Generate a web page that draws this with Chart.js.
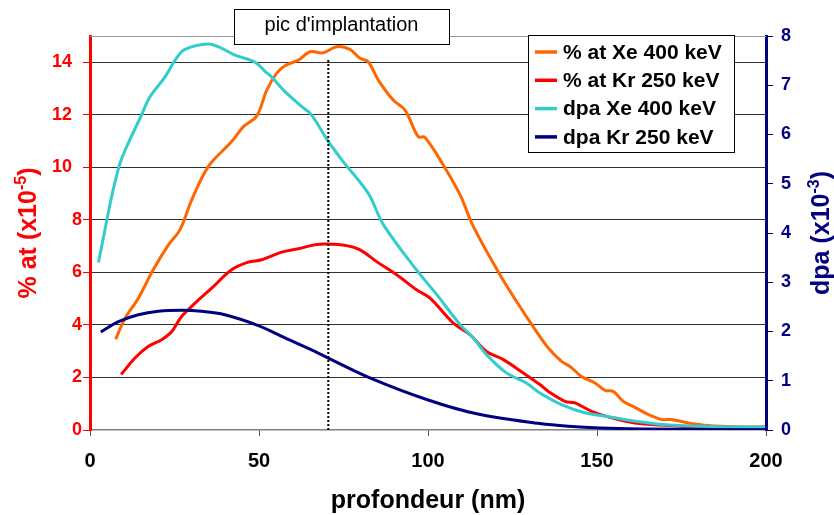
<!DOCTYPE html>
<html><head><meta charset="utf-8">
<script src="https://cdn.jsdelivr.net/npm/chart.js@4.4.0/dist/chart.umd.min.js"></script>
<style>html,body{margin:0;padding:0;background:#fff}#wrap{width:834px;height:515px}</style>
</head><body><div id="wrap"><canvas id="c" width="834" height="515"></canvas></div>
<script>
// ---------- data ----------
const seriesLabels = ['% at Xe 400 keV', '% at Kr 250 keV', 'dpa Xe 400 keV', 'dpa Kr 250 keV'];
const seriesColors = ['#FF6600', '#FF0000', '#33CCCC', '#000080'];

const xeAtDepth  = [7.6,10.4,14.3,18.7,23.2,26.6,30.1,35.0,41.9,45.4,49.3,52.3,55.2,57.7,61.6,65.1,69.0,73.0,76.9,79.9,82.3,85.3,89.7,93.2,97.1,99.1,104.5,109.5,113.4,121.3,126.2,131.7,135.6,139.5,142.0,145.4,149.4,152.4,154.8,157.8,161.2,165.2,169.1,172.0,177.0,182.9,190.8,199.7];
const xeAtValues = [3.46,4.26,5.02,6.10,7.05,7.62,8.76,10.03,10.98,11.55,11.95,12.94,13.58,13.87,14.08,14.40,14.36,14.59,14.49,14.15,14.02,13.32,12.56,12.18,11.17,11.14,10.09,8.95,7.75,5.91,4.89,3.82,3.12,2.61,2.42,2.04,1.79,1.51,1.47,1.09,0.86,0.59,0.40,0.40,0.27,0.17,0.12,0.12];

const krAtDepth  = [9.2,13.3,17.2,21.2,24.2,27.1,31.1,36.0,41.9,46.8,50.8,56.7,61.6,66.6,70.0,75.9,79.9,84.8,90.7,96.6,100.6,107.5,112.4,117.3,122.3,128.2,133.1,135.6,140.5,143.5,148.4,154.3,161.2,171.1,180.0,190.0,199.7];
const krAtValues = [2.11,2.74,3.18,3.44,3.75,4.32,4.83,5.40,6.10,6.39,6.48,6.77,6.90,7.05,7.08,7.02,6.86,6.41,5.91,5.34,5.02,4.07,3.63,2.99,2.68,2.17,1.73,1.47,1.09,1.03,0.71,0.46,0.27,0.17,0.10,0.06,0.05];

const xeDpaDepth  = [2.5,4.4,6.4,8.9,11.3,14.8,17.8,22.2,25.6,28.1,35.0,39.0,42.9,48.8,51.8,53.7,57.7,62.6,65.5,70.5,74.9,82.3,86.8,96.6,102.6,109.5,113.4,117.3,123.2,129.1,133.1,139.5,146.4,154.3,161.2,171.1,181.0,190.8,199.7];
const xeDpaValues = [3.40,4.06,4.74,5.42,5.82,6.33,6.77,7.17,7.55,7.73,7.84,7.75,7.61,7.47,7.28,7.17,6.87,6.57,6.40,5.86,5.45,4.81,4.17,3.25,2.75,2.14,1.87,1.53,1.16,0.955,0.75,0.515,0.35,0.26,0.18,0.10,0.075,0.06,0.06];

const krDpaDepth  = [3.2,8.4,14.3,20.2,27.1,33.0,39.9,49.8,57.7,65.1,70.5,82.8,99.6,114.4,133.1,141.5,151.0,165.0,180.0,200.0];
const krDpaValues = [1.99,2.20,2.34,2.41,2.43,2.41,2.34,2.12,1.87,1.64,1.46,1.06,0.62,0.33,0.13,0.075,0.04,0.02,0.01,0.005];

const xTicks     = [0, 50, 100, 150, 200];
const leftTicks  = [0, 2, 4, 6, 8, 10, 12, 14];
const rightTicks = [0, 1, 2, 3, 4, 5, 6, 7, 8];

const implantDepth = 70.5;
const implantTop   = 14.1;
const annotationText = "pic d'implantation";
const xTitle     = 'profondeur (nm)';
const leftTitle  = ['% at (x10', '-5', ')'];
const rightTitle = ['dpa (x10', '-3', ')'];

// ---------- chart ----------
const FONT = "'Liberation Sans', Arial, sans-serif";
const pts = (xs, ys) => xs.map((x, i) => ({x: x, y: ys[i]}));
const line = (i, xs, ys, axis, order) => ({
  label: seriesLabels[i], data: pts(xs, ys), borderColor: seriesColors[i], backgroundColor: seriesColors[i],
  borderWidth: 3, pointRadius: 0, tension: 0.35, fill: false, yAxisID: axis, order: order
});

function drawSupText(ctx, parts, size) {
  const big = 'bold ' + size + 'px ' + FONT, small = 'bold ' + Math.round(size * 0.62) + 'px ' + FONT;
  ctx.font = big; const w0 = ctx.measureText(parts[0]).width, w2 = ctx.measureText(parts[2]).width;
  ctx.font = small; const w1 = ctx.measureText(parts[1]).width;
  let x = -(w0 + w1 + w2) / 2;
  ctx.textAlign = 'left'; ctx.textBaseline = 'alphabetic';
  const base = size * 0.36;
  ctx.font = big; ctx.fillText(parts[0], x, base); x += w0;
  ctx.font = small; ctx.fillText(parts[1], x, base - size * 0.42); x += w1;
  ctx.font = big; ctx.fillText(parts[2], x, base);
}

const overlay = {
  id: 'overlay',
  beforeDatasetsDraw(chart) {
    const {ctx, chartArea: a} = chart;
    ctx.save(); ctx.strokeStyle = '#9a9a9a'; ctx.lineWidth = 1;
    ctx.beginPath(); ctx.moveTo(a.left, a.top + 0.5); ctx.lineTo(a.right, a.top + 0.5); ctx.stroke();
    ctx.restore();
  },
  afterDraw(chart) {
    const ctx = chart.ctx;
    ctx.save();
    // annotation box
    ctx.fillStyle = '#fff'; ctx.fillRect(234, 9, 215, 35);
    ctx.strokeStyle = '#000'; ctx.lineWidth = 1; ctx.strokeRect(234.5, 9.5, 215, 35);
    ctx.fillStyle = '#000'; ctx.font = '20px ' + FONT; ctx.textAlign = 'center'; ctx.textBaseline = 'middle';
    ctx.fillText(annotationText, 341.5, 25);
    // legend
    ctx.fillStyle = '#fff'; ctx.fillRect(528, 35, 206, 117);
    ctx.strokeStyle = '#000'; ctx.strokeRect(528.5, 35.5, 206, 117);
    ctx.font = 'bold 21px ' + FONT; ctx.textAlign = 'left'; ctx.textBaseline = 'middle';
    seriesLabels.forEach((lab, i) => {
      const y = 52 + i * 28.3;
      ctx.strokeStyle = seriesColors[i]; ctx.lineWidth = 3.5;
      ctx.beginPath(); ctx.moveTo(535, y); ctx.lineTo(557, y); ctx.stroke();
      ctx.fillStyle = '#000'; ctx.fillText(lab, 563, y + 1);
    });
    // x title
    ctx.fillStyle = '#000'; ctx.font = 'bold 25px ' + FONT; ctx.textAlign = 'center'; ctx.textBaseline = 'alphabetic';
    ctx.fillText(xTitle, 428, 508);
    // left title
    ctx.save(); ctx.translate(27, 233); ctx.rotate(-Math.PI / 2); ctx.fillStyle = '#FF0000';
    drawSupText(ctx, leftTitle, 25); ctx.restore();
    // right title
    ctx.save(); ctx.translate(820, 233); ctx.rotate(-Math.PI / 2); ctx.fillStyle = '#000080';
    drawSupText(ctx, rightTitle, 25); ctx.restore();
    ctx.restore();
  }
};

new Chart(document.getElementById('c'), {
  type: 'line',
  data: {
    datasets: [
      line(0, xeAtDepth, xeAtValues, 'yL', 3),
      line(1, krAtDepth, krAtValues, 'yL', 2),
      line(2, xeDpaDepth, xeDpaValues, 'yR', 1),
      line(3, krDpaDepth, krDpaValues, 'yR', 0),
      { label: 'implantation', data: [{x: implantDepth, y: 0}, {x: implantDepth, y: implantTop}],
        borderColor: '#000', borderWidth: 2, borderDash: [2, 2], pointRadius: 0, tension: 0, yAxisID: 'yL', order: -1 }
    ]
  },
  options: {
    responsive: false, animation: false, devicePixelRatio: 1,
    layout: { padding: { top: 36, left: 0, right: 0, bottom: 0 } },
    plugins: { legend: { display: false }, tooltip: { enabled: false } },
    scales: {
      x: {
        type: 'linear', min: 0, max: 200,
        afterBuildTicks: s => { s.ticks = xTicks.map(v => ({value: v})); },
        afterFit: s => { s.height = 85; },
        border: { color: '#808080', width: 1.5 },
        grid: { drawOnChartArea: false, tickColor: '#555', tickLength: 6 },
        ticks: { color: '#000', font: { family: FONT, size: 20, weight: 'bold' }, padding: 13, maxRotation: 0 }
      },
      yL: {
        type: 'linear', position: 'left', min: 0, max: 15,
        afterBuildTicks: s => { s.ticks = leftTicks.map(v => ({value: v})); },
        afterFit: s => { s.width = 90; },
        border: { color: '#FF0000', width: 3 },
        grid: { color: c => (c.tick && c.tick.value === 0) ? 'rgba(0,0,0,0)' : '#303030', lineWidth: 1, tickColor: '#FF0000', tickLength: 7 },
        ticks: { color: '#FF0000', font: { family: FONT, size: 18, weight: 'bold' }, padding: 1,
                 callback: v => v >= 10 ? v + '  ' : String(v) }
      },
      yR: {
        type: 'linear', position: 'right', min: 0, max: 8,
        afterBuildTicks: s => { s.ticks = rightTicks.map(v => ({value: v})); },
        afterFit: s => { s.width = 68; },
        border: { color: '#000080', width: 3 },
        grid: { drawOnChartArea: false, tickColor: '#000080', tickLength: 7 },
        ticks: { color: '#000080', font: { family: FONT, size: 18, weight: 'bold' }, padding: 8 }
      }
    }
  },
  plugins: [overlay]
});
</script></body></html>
-- -- --
Task brief ▸ Please repeat exactly the data above from its first line to the line that contains "['#FF6600', '#FF0000', '#33CCCC', '#000080'];", inclusive, and leave every picture out.

Reply to the task ▸
Generate a web page that draws this with Chart.js.
<!DOCTYPE html>
<html><head><meta charset="utf-8">
<script src="https://cdn.jsdelivr.net/npm/chart.js@4.4.0/dist/chart.umd.min.js"></script>
<style>html,body{margin:0;padding:0;background:#fff}#wrap{width:834px;height:515px}</style>
</head><body><div id="wrap"><canvas id="c" width="834" height="515"></canvas></div>
<script>
// ---------- data ----------
const seriesLabels = ['% at Xe 400 keV', '% at Kr 250 keV', 'dpa Xe 400 keV', 'dpa Kr 250 keV'];
const seriesColors = ['#FF6600', '#FF0000', '#33CCCC', '#000080'];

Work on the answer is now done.